MUN travels to Greece

MUN takes advantage of virtual meetings and goes international.


Bruce Carlisle

MUN meets via Zoom.

Colette Reitenour, Illustrator

Model United Nations is a class meant to teach students research, debate and writing skills. The class meets every Mon. from 4-6:30 pm, though their main focus is the conferences they attend to debate with other schools. These meetings are generally restricted to local schools, but Capo’s MUN class has been taking advantage of Zoom conferences and looking to go outside the US. 

They began entertaining the possibility of an international conference in January, now able to expand their horizons because of virtual meetings. It was difficult to find a conference that accepted international students, but the class was successful in finding a conference in Greece held on Jan. 16 and 17.

Usually, students are assigned a specific committee, country and issue. For example, Junior Sebastian Elizarraras was assigned to argue Iran’s position on the United Nations Environmental Protection (UNEP) committee, focusing on invasive species. Before each conference, members are expected to research their country’s position in preparation for debate and create a position paper. Once at the meeting, each person acts as a delegate for their country. 

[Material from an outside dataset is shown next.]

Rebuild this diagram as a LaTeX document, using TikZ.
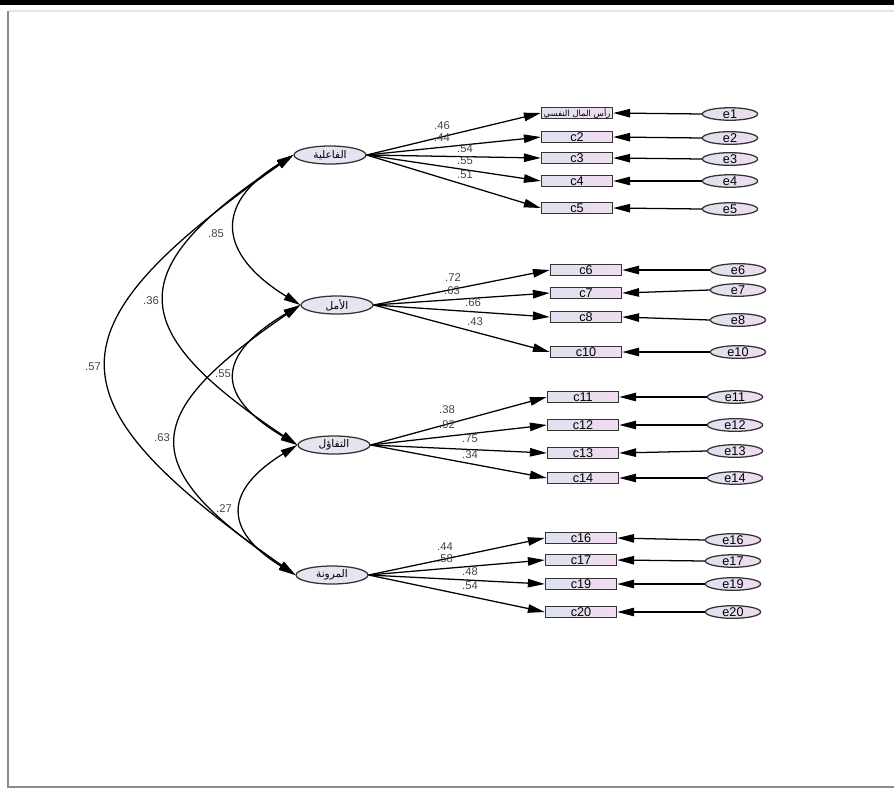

“You have to debate as your country, not with your own solutions. For example, one time I was Iran in dealing with endangered species. Iran’s position at the time was that they didn’t have the time to focus on endangered species and didn’t have comprehensive legislation dealing with poaching. So in essence, It’s like, we don’t care. It was really difficult,” Elizarraras shared.  

This conference was much different and provided a fun change of pace for the class. Not only was it formatted differently, it also took place from 10 pm to 6 am in California due to the 10 hour shift in time zones. 

It was separated into two four-hour sessions, the first of which dedicated to writing a resolution paper. Students from multiple schools entered breakout rooms to find others with similar solutions and worked with each other to craft their resolution paper. The students meticulously examined their countries’ policies and made sure their points aligned. 

The second session, held after the 3-4 am lunch break, was spent defending the resolution paper. 

“It was firing off the speeches of people defending or attacking the resolution. It was really interesting because, in a way, you had a deeper understanding of what everybody’s country policy was. At the same time, though, there was way less debate than there are like at typical conferences for us,” Elizarraras explained. 

The conference was held in English, so Capo’s MUN program didn’t face a language barrier, but the hosting schools were forced to use their second language. 

“All of the Greek students knew English really well, but it is their second language. It was really interesting to see a couple of people having difficulty with grammar and whatnot, and the chairs [people who run the individual committee rooms] would help correct them and present their points better,” Elizarraras commented.  

While this debate certainly came with its challenges, it was a valuable experience and MUN looks forward to another international conference scheduled for March 27 in Japan. Although this is not the first year the class has traveled, they are certainly taking advantage of the added freedom that comes with e-meetings.